À leur arrivée, les francophones se heurtent d’abord à des difficultés linguistiques, d’autant plus grandes s’ils ne maîtrisent pas l’anglais.

À leur arrivée, les francophones se heurtent d’abord à des difficultés linguistiques, d’autant plus grandes s’ils ne maîtrisent pas l’anglais.

D’après lui, beaucoup repartent au bout d’un ou deux ans. En cause, le marché de l’emploi où la concurrence fait rage. « Il n’y a pas assez de postes gratifiants pour les immigrants en Colombie-Britannique qui leur permettent de subvenir à leurs besoins. Vivre ici coûte cher », rappelle-t-il. Le durcissement du processus d’immigration sous l’ère Harper n’arrange rien. « On le sait, les jeunes sont inconstants. Ils recherchent avant tout des expériences. »

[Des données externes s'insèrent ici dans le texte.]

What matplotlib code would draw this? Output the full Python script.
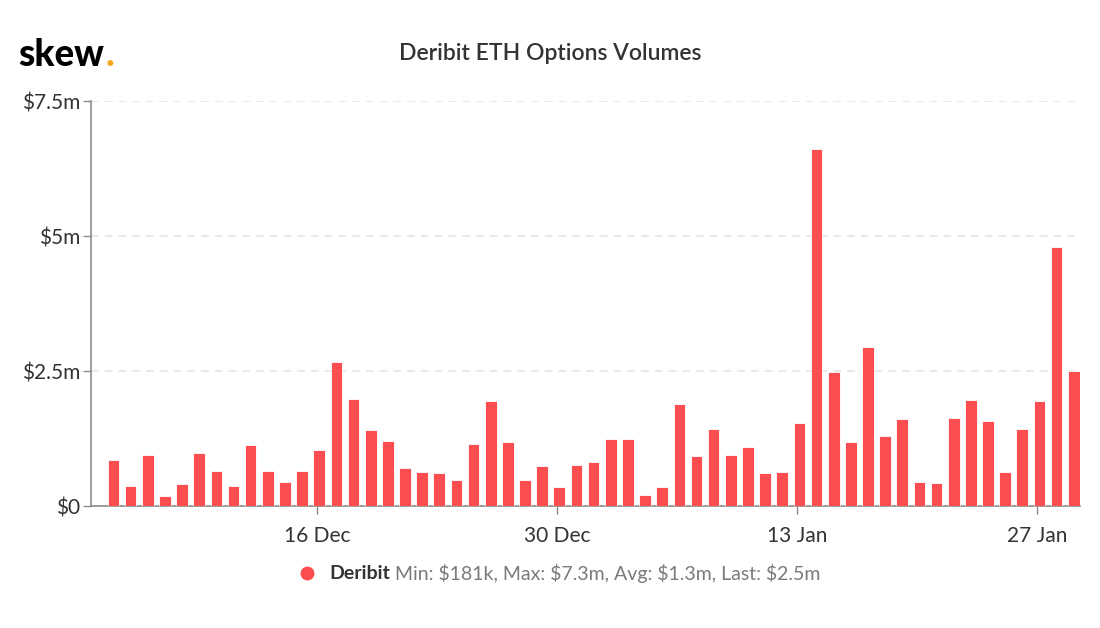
import matplotlib
matplotlib.use("Agg")
import matplotlib.pyplot as plt
import matplotlib.dates as mdates
import pandas as pd

plt.rcParams['font.family'] = ['Lato', 'DejaVu Sans']

# daily Deribit ETH options volume, in $m
dates = pd.date_range("2019-12-04", "2020-01-29", freq="D")
volumes = [0.85, 0.38, 0.94, 0.19, 0.41, 0.99, 0.65, 0.38, 1.14, 0.65,
           0.44, 0.66, 1.04, 2.67, 1.99, 1.41, 1.20, 0.71, 0.63, 0.62,
           0.48, 1.15, 1.94, 1.19, 0.49, 0.74, 0.35, 0.77, 0.81, 1.24,
           1.25, 0.20, 0.35, 1.90, 0.92, 1.43, 0.94, 1.09, 0.61, 0.64,
           1.54, 6.62, 2.48, 1.18, 2.94, 1.30, 1.62, 0.45, 0.42, 1.64,
           1.96, 1.57, 0.63, 1.43, 1.94, 4.79, 2.50]
yticks = [0, 2.5, 5, 7.5]
ytick_labels = ["\\$0", "\\$2.5m", "\\$5m", "\\$7.5m"]
xtick_dates = pd.to_datetime(["2019-12-16", "2019-12-30", "2020-01-13", "2020-01-27"])
legend_stats = "Min: \\$181k, Max: \\$7.3m, Avg: \\$1.3m, Last: \\$2.5m"

bar_color = "#fc4e51"
axis_color = "#8c8c8c"
text_color = "#333333"

fig = plt.figure(figsize=(11, 6.28), dpi=100)
ax = fig.add_axes([0.083, 0.194, 0.899, 0.645])

x = dates + pd.Timedelta(hours=3)
ax.bar(x, volumes, width=0.68, color=bar_color, edgecolor="white", linewidth=0.6, zorder=3)

ax.set_ylim(0, 7.5)
ax.set_xlim(pd.Timestamp("2019-12-02 20:00"), pd.Timestamp("2020-01-29 12:00"))
ax.set_yticks(yticks)
ax.set_yticklabels(ytick_labels)
ax.set_xticks(xtick_dates)
ax.xaxis.set_major_formatter(mdates.DateFormatter("%-d %b"))

ax.grid(axis="y", color="#e3e3e3", linestyle=(0, (5, 4)), linewidth=1.1, zorder=0)
ax.set_axisbelow(True)
for side in ["top", "right"]:
    ax.spines[side].set_visible(False)
for side in ["left", "bottom"]:
    ax.spines[side].set_color(axis_color)
    ax.spines[side].set_linewidth(1.2)
ax.tick_params(axis="y", length=6, width=1, color=axis_color, labelsize=15,
               labelcolor=text_color, pad=2)
ax.tick_params(axis="x", length=6, width=1, color=axis_color, labelsize=15,
               labelcolor=text_color, pad=8)

fig.text(0.5, 0.915, "Deribit ETH Options Volumes", ha="center", va="center",
         fontsize=16.5, color=text_color, fontweight="semibold")

logo = fig.text(0.017, 0.913, "skew", ha="left", va="center", fontsize=26.5,
                fontweight="black", color="black")
fig.canvas.draw()
ax.annotate(".", xy=(1, 0), xycoords=logo, xytext=(0.8, 0), textcoords="offset points",
            fontsize=26.5, fontweight="black", color="#f5a623", va="bottom")

# legend
fig.lines.append(plt.Line2D([0.2795], [0.0875], transform=fig.transFigure, marker="o",
                            markersize=9, color=bar_color, linestyle="none"))
name = fig.text(0.299, 0.0875, "Deribit", ha="left", va="center", fontsize=14,
                fontweight="bold", color=text_color)
ax.annotate(legend_stats, xy=(1, 0.5), xycoords=name, xytext=(4, 0),
            textcoords="offset points", va="center", fontsize=14, color="#7a7a7a")

fig.savefig("out.png", dpi=100, facecolor="white")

Pourtant, à écouter ces deux interlocuteurs, la province aurait tout à gagner à développer sa population francophone. « C’est bon pour la diversité », considère Tanniar Leba. « Et puis n’oublions pas que le français est une des deux langues officielles du pays », conclut Faustin Bilikano.

Chaque cas est différent
Qui sont les francophones qui viennent poser leurs valises en Colombie-Britannique ? Depuis son bureau, à Surrey, Faustin Bilikano, agent d’établissement à l’organisme MOSAIC, refuse de dresser un profil type.Les personnes qu’il reçoit et qu’il accompagne dans leur processus d’intégration ont toutes un parcours différent. « Je me retrouve en face de réfugiés, ou bien de familles. J’ai des personnes âgées aussi qui ont, pendant longtemps, vécu au Québec et qui ne supportent plus les rudes hivers de la Belle Province. »D’expérience, il sait que plus la famille est nombreuse, plus son défi sera grand. « Il faut inscrire les enfants à l’école, trouver un logement adéquat et un travail aux parents. »

Mais l’intégration d’un immigrant dans son nouvel environnement ne se limite pas aux considérations matérielles. C’est aussi une question de culture. « Les jeunes peuvent s’adapter en six mois. Pour les plus vieux, cela peut demander jusqu’à deux ans. »

L’assimilation est d’autant plus laborieuse lorsqu’on se sent un étranger dans son nouveau lieu de résidence. Nulle part en Colombie-Britannique, les francophones ne représentent une part importante de la population : ils sont en moyenne 2 %, selon les régions.